Nadjeżdża kres beztroskiej jazdy na e-hulajnogach. Mają być wprowadzone limity prędkości oraz wysokie kary za ich przekraczanie.
Urzędnicy chcą zakończyć trwającą na chodnikach wolną amerykankę. Dziś „elektryczni jeźdźcy” na hulajnogach, bo o te urządzenia toczy się główna gra, traktowani są jak piesi. Często też na chodnikach zachowują się jak „święte krowy”, których nie obowiązują żadne zasady.
Po zmianie wszystkie prawa i obowiązki, które dzisiaj obowiązują rowerzystów, będą mogły objąć także użytkowników elektrycznych hulajnóg i podobnych urządzeń. Pomysł Ministerstwa Sprawiedliwości jest taki, by limity prędkości dla hulajnóg wynosiły: 8 km/h po chodniku, 20 km/h po ulicy oraz 25 km/h po ścieżce rowerowej.

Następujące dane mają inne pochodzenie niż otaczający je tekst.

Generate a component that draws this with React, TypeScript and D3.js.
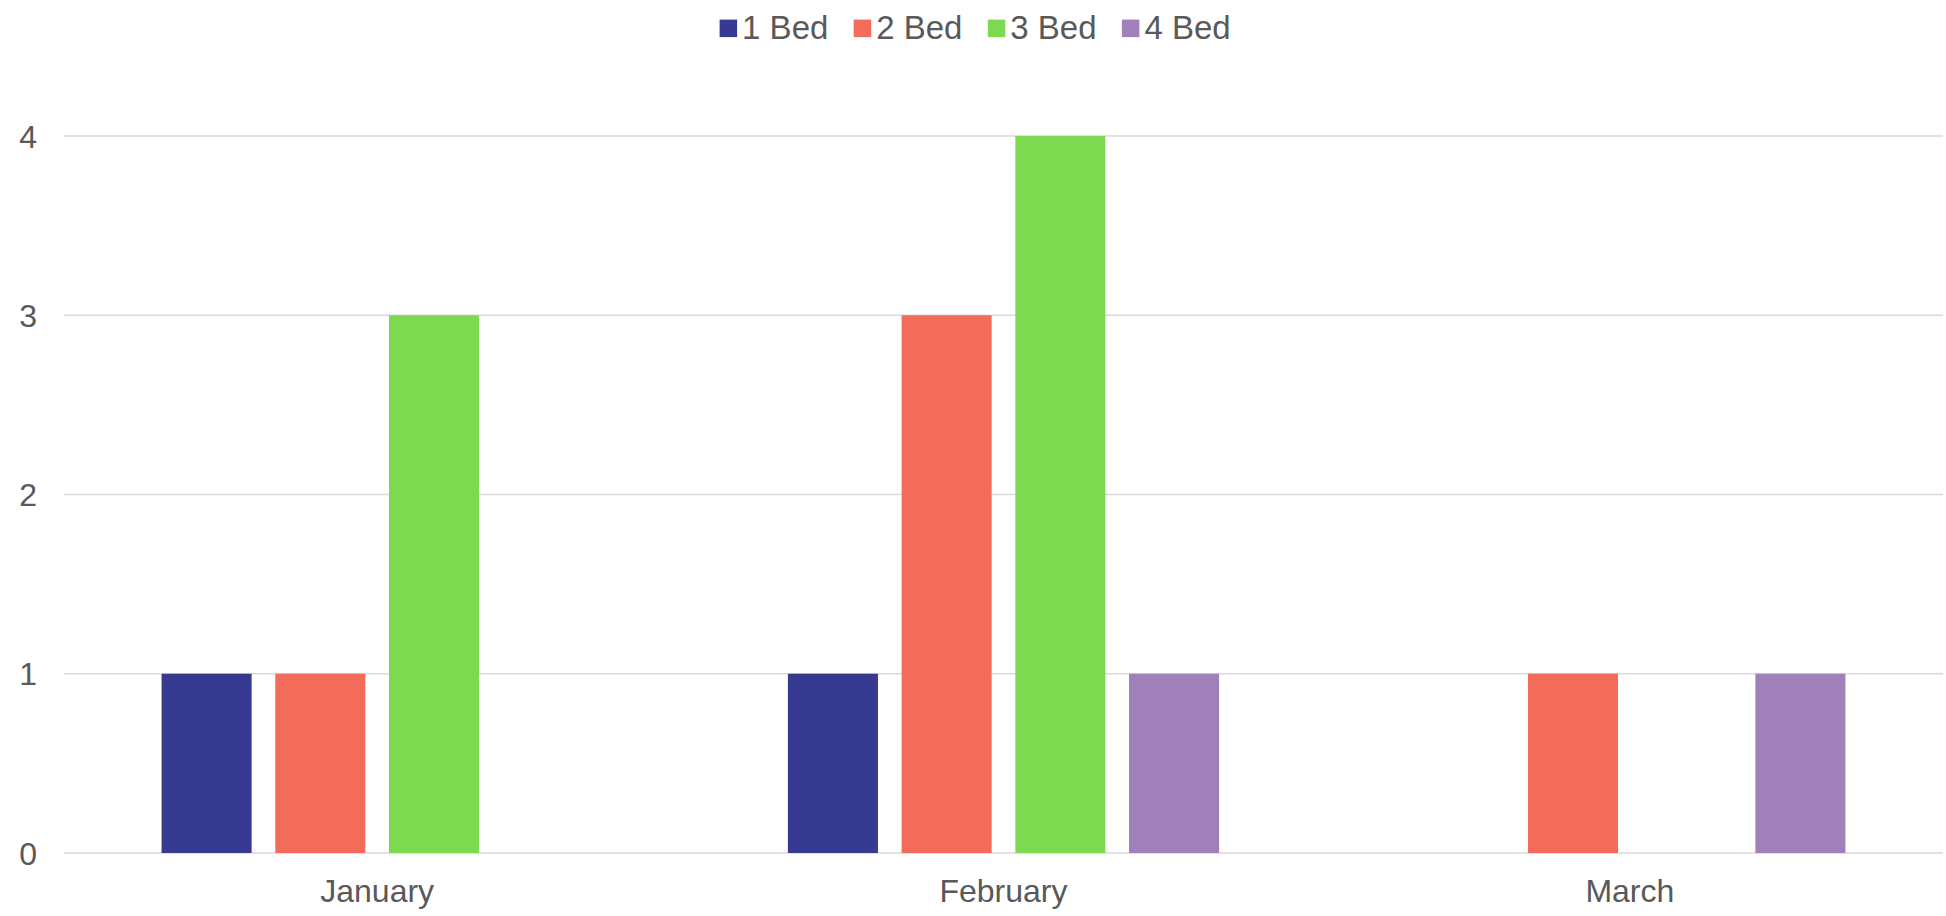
import React, { useEffect, useRef } from "react";
import * as d3 from "d3";

const months = ["January", "February", "March"];
const series = ["1 Bed", "2 Bed", "3 Bed", "4 Bed"];
const oneBed = [1, 1, 0];
const twoBed = [1, 3, 1];
const threeBed = [3, 4, 0];
const fourBed = [0, 1, 1];
const yTicks = [0, 1, 2, 3, 4];
const colors = ["#373a91", "#f26b5b", "#7dda50", "#9f80b9"];

const values = [oneBed, twoBed, threeBed, fourBed];

export default function App() {
  const svgRef = useRef<SVGSVGElement>(null);

  useEffect(() => {
    const width = 1946;
    const height = 916;
    const left = 64;
    const right = 1943;
    const top = 136;
    const bottom = 853;
    const font = "Liberation Sans, Arial, sans-serif";
    const textColor = "#595959";

    const svg = d3.select(svgRef.current);
    svg.selectAll("*").remove();
    svg.attr("width", width).attr("height", height);

    const x0 = d3.scaleBand().domain(months).range([left, right]).padding(0);
    const x1 = d3
      .scaleBand()
      .domain(series)
      .range([0, x0.bandwidth()])
      .paddingInner(0.208)
      .paddingOuter(0.858);
    const y = d3.scaleLinear().domain([0, 4]).range([bottom, top]);

    // gridlines
    svg
      .append("g")
      .selectAll("line")
      .data(yTicks)
      .join("line")
      .attr("x1", left)
      .attr("x2", right)
      .attr("y1", (d) => y(d))
      .attr("y2", (d) => y(d))
      .attr("stroke", "#d9d9d9")
      .attr("stroke-width", 1.5);

    // y labels
    svg
      .append("g")
      .selectAll("text")
      .data(yTicks)
      .join("text")
      .attr("x", 37)
      .attr("y", (d) => y(d))
      .attr("dy", "0.36em")
      .attr("text-anchor", "end")
      .style("font", `32px ${font}`)
      .style("fill", textColor)
      .text((d) => d);

    // bars
    const groups = svg
      .append("g")
      .selectAll("g")
      .data(months)
      .join("g")
      .attr("transform", (d) => `translate(${x0(d)},0)`);

    groups
      .selectAll("rect")
      .data((m, i) => series.map((s, j) => ({ s, j, v: values[j][i] })))
      .join("rect")
      .filter((d) => d.v > 0)
      .attr("x", (d) => x1(d.s)!)
      .attr("y", (d) => y(d.v))
      .attr("width", x1.bandwidth())
      .attr("height", (d) => y(0) - y(d.v))
      .attr("fill", (d) => colors[d.j]);

    // x labels
    svg
      .append("g")
      .selectAll("text")
      .data(months)
      .join("text")
      .attr("x", (d) => x0(d)! + x0.bandwidth() / 2)
      .attr("y", 901.5)
      .attr("text-anchor", "middle")
      .style("font", `32px ${font}`)
      .style("fill", textColor)
      .text((d) => d);

    // legend
    const legend = svg
      .append("g")
      .selectAll("g")
      .data(series)
      .join("g")
      .attr("transform", (d, i) => `translate(${719.6 + i * 134.1},0)`);
    legend
      .append("rect")
      .attr("x", 0)
      .attr("y", 19.6)
      .attr("width", 17.5)
      .attr("height", 17.5)
      .attr("fill", (d, i) => colors[i]);
    legend
      .append("text")
      .attr("x", 22.5)
      .attr("y", 39.3)
      .style("font", `33px ${font}`)
      .style("fill", textColor)
      .text((d) => d);
  }, []);

  return (
    <svg
      ref={svgRef}
      style={{ position: "absolute", left: 0, top: 0, display: "block", background: "#fff" }}
    />
  );
}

Ci, którzy nie będą przestrzegać tych zakazów, narażą się na mandaty do nawet 5 tys. zł. Jazda dwóch i więcej osób na jednej hulajnodze też będzie karana.
– Podczas jazdy na e-hulajnogach najważniejsze jest bezpieczeństwo użytkowników i innych uczestników ruchu drogowego. Współpracujemy z władzami każdego miasta, by ustalić najlepsze praktyki korzystania z naszych pojazdów – mówi Valeri Romanov, manager operacyjny Bolta, odpowiadającego za rozwój wypożyczalni elektrycznych hulajnóg.
Firma ta jest jedną z większych wypożyczalni hulajnóg na minuty w Lublinie. – W wyniku rozmów z przedstawicielami miasta, w Lublinie ograniczyliśmy prędkość jazdy hulajnóg do 12 km/h od Bramy Krakowskiej, przez Krakowskie Przedmieście, do ul. Lipowej – zaznacza Romanov.